▶ _AIM OF THE EXERCISE_
Set down each line of the data below exactly as it stands, dropping the pictures.

## Begin DATA

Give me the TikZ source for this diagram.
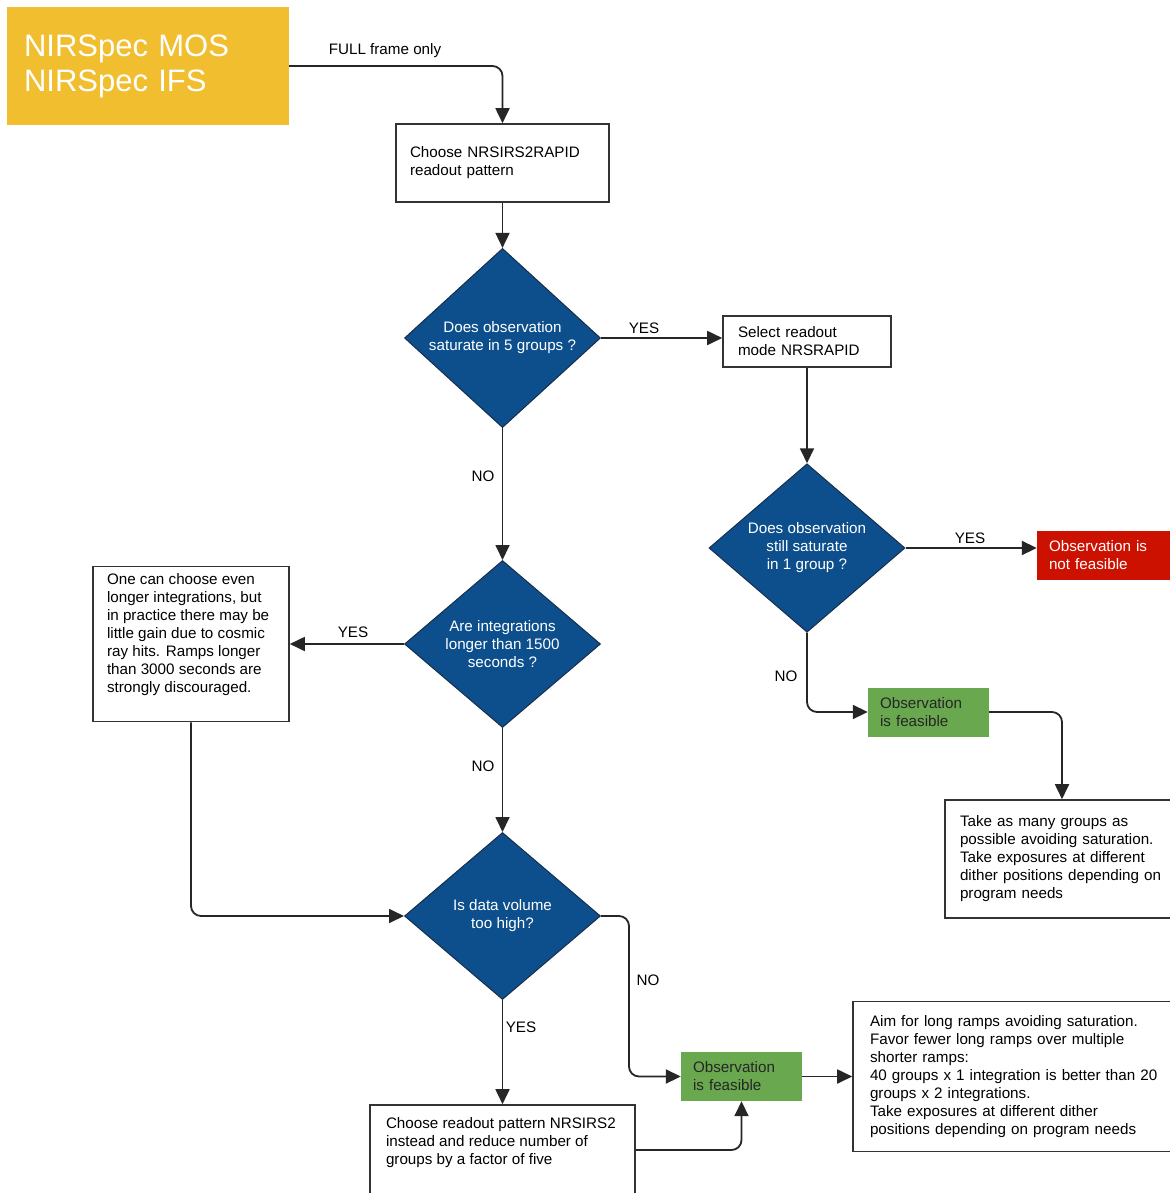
\documentclass[tikz,border=0pt]{standalone}
\usepackage{fontspec}
\setmainfont{Liberation Sans}
\usetikzlibrary{shapes.geometric,arrows.meta}
\definecolor{nirsyellow}{RGB}{241,190,48}
\definecolor{nirsblue}{RGB}{12,79,140}
\definecolor{nirsgreen}{RGB}{106,168,79}
\definecolor{nirsred}{RGB}{204,17,0}

\begin{document}
\begin{tikzpicture}[x=1pt, y=-1pt,
    every node/.style={font=\fontsize{15.2}{18}\selectfont, inner ysep=0pt},
    box/.style={draw=black!80, line width=1.6pt, fill=white, align=left},
    ask/.style={diamond, draw={rgb,255:red,25;green,45;blue,75}, line width=1pt, fill=nirsblue,
      text=white, align=center, inner sep=0pt, minimum width=196pt, minimum height=167pt},
    flag/.style={align=left, minimum height=49pt, inner xsep=12pt, text width=97pt},
    arr/.style={-{Triangle[length=15pt,width=14pt]}, line width=1.8pt, black!85, rounded corners=10pt}]
  \useasboundingbox (0,0) rectangle (1169,1193);

  \node[fill=nirsyellow, text=white, font=\fontsize{31}{35}\selectfont, align=left,
    text width=248pt, inner xsep=17pt, minimum height=118pt] (mode) at (148,66) {NIRSpec MOS\\NIRSpec IFS};
  \node[box, text width=185pt, inner xsep=14pt, minimum height=78pt] (pick) at (502.5,163) {Choose NRSIRS2RAPID\\readout pattern};
  \node[ask] (sat5) at (502.5,338) {Does observation\\saturate in 5 groups ?};
  \node[box, text width=138pt, inner xsep=15pt, minimum height=51pt] (rapid) at (807,341.5) {Select readout\\mode NRSRAPID};
  \node[ask] (sat1) at (807,548) {Does observation\\still saturate\\in 1 group ?};
  \node[flag, fill=nirsred, text=white, text width=118pt] (nofeas) at (1108,555.5) {Observation is\\not feasible};
  \node[flag, fill=nirsgreen, text=black!85] (ok1) at (928.5,712) {Observation\\is feasible};
  \node[box, text width=204pt, inner xsep=15pt, minimum height=118pt] (many) at (1062,859)
    {Take as many groups as\\possible avoiding saturation.\\Take exposures at different\\dither positions depending on\\program needs};
  \node[ask] (long) at (502.5,644) {Are integrations\\longer than 1500\\seconds ?};
  \node[box, inner xsep=14pt, inner ysep=7pt] (note) at (191,644)
    {\parbox[c][141pt][t]{168pt}{\raggedright One can choose even\\longer integrations, but\\in practice there may be\\little gain due to cosmic\\ray hits. Ramps longer\\than 3000 seconds are\\strongly discouraged.}};
  \node[ask] (vol) at (502.5,916) {Is data volume\\too high?};
  \node[box, inner xsep=16pt, inner ysep=12pt] (irs2) at (502.5,1150)
    {\parbox[c][66pt][t]{233pt}{\raggedright Choose readout pattern NRSIRS2\\instead and reduce number of\\groups by a factor of five}};
  \node[flag, fill=nirsgreen, text=black!85] (ok2) at (741.5,1076.5) {Observation\\is feasible};
  \node[box, text width=298pt, inner xsep=17pt, minimum height=150pt] (aim) at (1019,1076.5)
    {Aim for long ramps avoiding saturation.\\Favor fewer long ramps over multiple\\shorter ramps:\\40 groups x 1 integration is better than 20\\groups x 2 integrations.\\Take exposures at different dither\\positions depending on program needs};

  \node (full) at (385,51) {FULL frame only};
  \foreach \n/\x/\y/\t in {yesa/644/328/YES, noa/483/476/NO, yesb/353/632/YES, nob/483/766/NO,
      yesc/521/1027/YES, noc/648/980/NO, yesd/970/538/YES, nod/786/676/NO}
    \node (\n) at (\x,\y) {\t};

  \draw[arr] (mode.east) -| (pick.north);
  \draw[arr] (pick.south) -- (sat5.north);
  \draw[arr] (sat5.east) -- (sat5.east -| rapid.west);
  \draw[arr] (sat5.south) -- (long.north);
  \draw[arr] (long.west) -- (note.east);
  \draw[arr] (long.south) -- (vol.north);
  \draw[arr] (note.south) |- (vol.west);
  \draw[arr] (vol.east) -- ++(28,0) |- (ok2.west);
  \draw[arr] (vol.south) -- (irs2.north);
  \draw[arr] (irs2.east) -| (ok2.south);
  \draw[arr] (ok2.east) -- (aim.west);
  \draw[arr] (rapid.south) -- (sat1.north);
  \draw[arr] (sat1.east) -- (sat1.east -| nofeas.west);
  \draw[arr] (sat1.south) |- (ok1.west);
  \draw[arr] (ok1.east) -| (many.north);
\end{tikzpicture}
\end{document}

## End DATA

▶ _WRITTEN SOLUTION_
Give me the TikZ source for this diagram.
\documentclass[tikz,border=0pt]{standalone}
\usepackage{fontspec}
\setmainfont{Liberation Sans}
\usetikzlibrary{shapes.geometric,arrows.meta}
\definecolor{nirsyellow}{RGB}{241,190,48}
\definecolor{nirsblue}{RGB}{12,79,140}
\definecolor{nirsgreen}{RGB}{106,168,79}
\definecolor{nirsred}{RGB}{204,17,0}

\begin{document}
\begin{tikzpicture}[x=1pt, y=-1pt,
    every node/.style={font=\fontsize{15.2}{18}\selectfont, inner ysep=0pt},
    box/.style={draw=black!80, line width=1.6pt, fill=white, align=left},
    ask/.style={diamond, draw={rgb,255:red,25;green,45;blue,75}, line width=1pt, fill=nirsblue,
      text=white, align=center, inner sep=0pt, minimum width=196pt, minimum height=167pt},
    flag/.style={align=left, minimum height=49pt, inner xsep=12pt, text width=97pt},
    arr/.style={-{Triangle[length=15pt,width=14pt]}, line width=1.8pt, black!85, rounded corners=10pt}]
  \useasboundingbox (0,0) rectangle (1169,1193);

  \node[fill=nirsyellow, text=white, font=\fontsize{31}{35}\selectfont, align=left,
    text width=248pt, inner xsep=17pt, minimum height=118pt] (mode) at (148,66) {NIRSpec MOS\\NIRSpec IFS};
  \node[box, text width=185pt, inner xsep=14pt, minimum height=78pt] (pick) at (502.5,163) {Choose NRSIRS2RAPID\\readout pattern};
  \node[ask] (sat5) at (502.5,338) {Does observation\\saturate in 5 groups ?};
  \node[box, text width=138pt, inner xsep=15pt, minimum height=51pt] (rapid) at (807,341.5) {Select readout\\mode NRSRAPID};
  \node[ask] (sat1) at (807,548) {Does observation\\still saturate\\in 1 group ?};
  \node[flag, fill=nirsred, text=white, text width=118pt] (nofeas) at (1108,555.5) {Observation is\\not feasible};
  \node[flag, fill=nirsgreen, text=black!85] (ok1) at (928.5,712) {Observation\\is feasible};
  \node[box, text width=204pt, inner xsep=15pt, minimum height=118pt] (many) at (1062,859)
    {Take as many groups as\\possible avoiding saturation.\\Take exposures at different\\dither positions depending on\\program needs};
  \node[ask] (long) at (502.5,644) {Are integrations\\longer than 1500\\seconds ?};
  \node[box, inner xsep=14pt, inner ysep=7pt] (note) at (191,644)
    {\parbox[c][141pt][t]{168pt}{\raggedright One can choose even\\longer integrations, but\\in practice there may be\\little gain due to cosmic\\ray hits. Ramps longer\\than 3000 seconds are\\strongly discouraged.}};
  \node[ask] (vol) at (502.5,916) {Is data volume\\too high?};
  \node[box, inner xsep=16pt, inner ysep=12pt] (irs2) at (502.5,1150)
    {\parbox[c][66pt][t]{233pt}{\raggedright Choose readout pattern NRSIRS2\\instead and reduce number of\\groups by a factor of five}};
  \node[flag, fill=nirsgreen, text=black!85] (ok2) at (741.5,1076.5) {Observation\\is feasible};
  \node[box, text width=298pt, inner xsep=17pt, minimum height=150pt] (aim) at (1019,1076.5)
    {Aim for long ramps avoiding saturation.\\Favor fewer long ramps over multiple\\shorter ramps:\\40 groups x 1 integration is better than 20\\groups x 2 integrations.\\Take exposures at different dither\\positions depending on program needs};

  \node (full) at (385,51) {FULL frame only};
  \foreach \n/\x/\y/\t in {yesa/644/328/YES, noa/483/476/NO, yesb/353/632/YES, nob/483/766/NO,
      yesc/521/1027/YES, noc/648/980/NO, yesd/970/538/YES, nod/786/676/NO}
    \node (\n) at (\x,\y) {\t};

  \draw[arr] (mode.east) -| (pick.north);
  \draw[arr] (pick.south) -- (sat5.north);
  \draw[arr] (sat5.east) -- (sat5.east -| rapid.west);
  \draw[arr] (sat5.south) -- (long.north);
  \draw[arr] (long.west) -- (note.east);
  \draw[arr] (long.south) -- (vol.north);
  \draw[arr] (note.south) |- (vol.west);
  \draw[arr] (vol.east) -- ++(28,0) |- (ok2.west);
  \draw[arr] (vol.south) -- (irs2.north);
  \draw[arr] (irs2.east) -| (ok2.south);
  \draw[arr] (ok2.east) -- (aim.west);
  \draw[arr] (rapid.south) -- (sat1.north);
  \draw[arr] (sat1.east) -- (sat1.east -| nofeas.west);
  \draw[arr] (sat1.south) |- (ok1.west);
  \draw[arr] (ok1.east) -| (many.north);
\end{tikzpicture}
\end{document}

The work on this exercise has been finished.